# Start of GIVEN MATERIAL
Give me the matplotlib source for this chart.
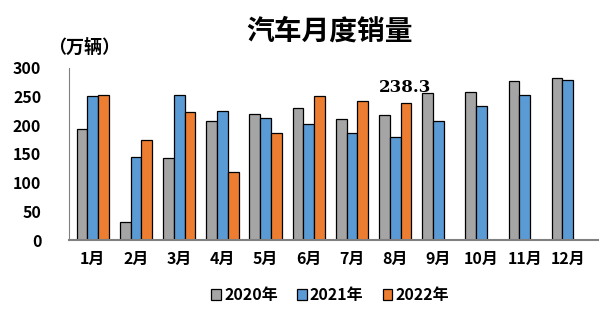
import numpy as np
import matplotlib.pyplot as plt

plt.rcParams['font.family'] = ['Noto Sans CJK SC', 'DejaVu Sans']

# 数据（万辆）
months = ['1月', '2月', '3月', '4月', '5月', '6月', '7月', '8月', '9月', '10月', '11月', '12月']
sales_2020 = [194.1, 31.0, 143.0, 207.0, 219.4, 230.0, 211.2, 218.6, 256.5, 257.3, 276.5, 283.1]
sales_2021 = [250.3, 145.5, 252.6, 225.2, 212.8, 201.5, 186.4, 179.9, 207.1, 233.3, 252.2, 278.6]
sales_2022 = [253.1, 173.7, 223.4, 118.1, 186.2, 250.2, 242.0, 238.3]

colors = ['#A5A5A5', '#5B9BD5', '#ED7D31']
labels = ['2020年', '2021年', '2022年']

fig = plt.figure(figsize=(6.06, 3.28), dpi=100)
ax = fig.add_axes([0.114, 0.268, 0.873, 0.525])

x = np.arange(len(months))
w = 0.25
for i, vals in enumerate([sales_2020, sales_2021, sales_2022]):
    xs = x[:len(vals)] + (i - 1) * w
    ax.bar(xs, vals, width=w, color=colors[i], edgecolor='black', linewidth=0.9, label=labels[i])

# 8月标注
ax.text(x[7] + w * 0.9, sales_2022[7] + 12, f'{sales_2022[7]}', ha='center', va='bottom',
        fontsize=12, fontweight='bold', family=['DejaVu Serif'])

ax.set_xlim(-0.55, 11.7)
ax.set_ylim(0, 300)
ax.set_yticks(range(0, 301, 50))
ax.set_xticks(x)
ax.set_xticklabels(months, fontsize=11.5, fontweight='bold')
for t in ax.get_yticklabels():
    t.set_fontsize(11.5)
    t.set_fontweight('bold')
ax.tick_params(length=0, pad=8)
ax.tick_params(axis='y', pad=20)

for s in ['top', 'right']:
    ax.spines[s].set_visible(False)
ax.spines['left'].set_color('#808080')
ax.spines['left'].set_linewidth(0.8)
ax.spines['bottom'].set_color('#808080')
ax.spines['bottom'].set_linewidth(1.5)

fig.text(0.543, 0.905, '汽车月度销量', ha='center', va='center', fontsize=20, fontweight='bold')
fig.text(0.08, 0.855, '（万辆）', ha='left', va='center', fontsize=13, fontweight='bold')

fig.legend(loc='center', bbox_to_anchor=(0.545, 0.1), ncol=3, frameon=False,
           handlelength=0.6, handleheight=0.6, handletextpad=0.2, columnspacing=1.2,
           prop={'size': 11.5, 'weight': 'bold'})

fig.savefig('out.png', dpi=100)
# End of GIVEN MATERIAL
== TASK DESCRIPTION ==
Word for word, quote the full listing, omitting every picture.

== TASK RESPONSE ==
Give me the matplotlib source for this chart.
import numpy as np
import matplotlib.pyplot as plt

plt.rcParams['font.family'] = ['Noto Sans CJK SC', 'DejaVu Sans']

# 数据（万辆）
months = ['1月', '2月', '3月', '4月', '5月', '6月', '7月', '8月', '9月', '10月', '11月', '12月']
sales_2020 = [194.1, 31.0, 143.0, 207.0, 219.4, 230.0, 211.2, 218.6, 256.5, 257.3, 276.5, 283.1]
sales_2021 = [250.3, 145.5, 252.6, 225.2, 212.8, 201.5, 186.4, 179.9, 207.1, 233.3, 252.2, 278.6]
sales_2022 = [253.1, 173.7, 223.4, 118.1, 186.2, 250.2, 242.0, 238.3]

colors = ['#A5A5A5', '#5B9BD5', '#ED7D31']
labels = ['2020年', '2021年', '2022年']

fig = plt.figure(figsize=(6.06, 3.28), dpi=100)
ax = fig.add_axes([0.114, 0.268, 0.873, 0.525])

x = np.arange(len(months))
w = 0.25
for i, vals in enumerate([sales_2020, sales_2021, sales_2022]):
    xs = x[:len(vals)] + (i - 1) * w
    ax.bar(xs, vals, width=w, color=colors[i], edgecolor='black', linewidth=0.9, label=labels[i])

# 8月标注
ax.text(x[7] + w * 0.9, sales_2022[7] + 12, f'{sales_2022[7]}', ha='center', va='bottom',
        fontsize=12, fontweight='bold', family=['DejaVu Serif'])

ax.set_xlim(-0.55, 11.7)
ax.set_ylim(0, 300)
ax.set_yticks(range(0, 301, 50))
ax.set_xticks(x)
ax.set_xticklabels(months, fontsize=11.5, fontweight='bold')
for t in ax.get_yticklabels():
    t.set_fontsize(11.5)
    t.set_fontweight('bold')
ax.tick_params(length=0, pad=8)
ax.tick_params(axis='y', pad=20)

for s in ['top', 'right']:
    ax.spines[s].set_visible(False)
ax.spines['left'].set_color('#808080')
ax.spines['left'].set_linewidth(0.8)
ax.spines['bottom'].set_color('#808080')
ax.spines['bottom'].set_linewidth(1.5)

fig.text(0.543, 0.905, '汽车月度销量', ha='center', va='center', fontsize=20, fontweight='bold')
fig.text(0.08, 0.855, '（万辆）', ha='left', va='center', fontsize=13, fontweight='bold')

fig.legend(loc='center', bbox_to_anchor=(0.545, 0.1), ncol=3, frameon=False,
           handlelength=0.6, handleheight=0.6, handletextpad=0.2, columnspacing=1.2,
           prop={'size': 11.5, 'weight': 'bold'})

fig.savefig('out.png', dpi=100)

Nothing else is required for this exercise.